For those 18 months, I thought of Uganda every day for 547 days.  Every morning I thought of Uganda and every night I wished for it as I fell asleep.  I asked, pleaded and eventually begged God through tears to bring me back to Uganda.  And finally, He did.

But, upon my third time to return to the "Pearl of Africa", something happened.  I got to know my children.  I started to hear their stories.  I comforted them after their bad dreams.  I got doctor's reports about their conditions.  I learned where their scars came from, both visible and invisible.  And sitting here now home from Uganda for two months, I am angry with Uganda.

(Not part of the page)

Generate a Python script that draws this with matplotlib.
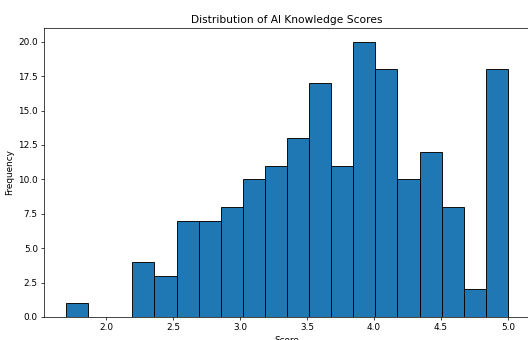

I am angry at this place that robbed my children of their childhood.
I am angry that my children spent most of their lives hungry.
I am angry that they lived in fear.
I am angry that they have witnessed more death than I will probably ever see in my whole life.
I am angry that they know how to wrap and bury a corpse,
that their hands are calloused from hard labor,
that their prayers are full of petitions for the friends who have nothing,
that they want to sleep with lights on because too many bad things have happened at night.
I am angry at this place.

This place can never give them back what has been taken.  My princess will never forget the agony of lying in pain with no doctor to help her for months; my son will never forget crying alone in his bed at the orphanage when he just a toddler; my teen will never forget being so hopeless and hungry that she wanted to drink rat poison and end it the age of nine.

The children keep asking me if we will visit this place, this place I loved like my own.  And every time they ask me, I have to turn my face from them.  How can a place so beautiful be the source of so much pain?  I know I will return with my children one day and we will rejoice at this homecoming.  We will eat the food, we will smell the earth, we will dance with the people.  But first, I have to get over what this place has done to my precious ones.  I am mad at Uganda right now.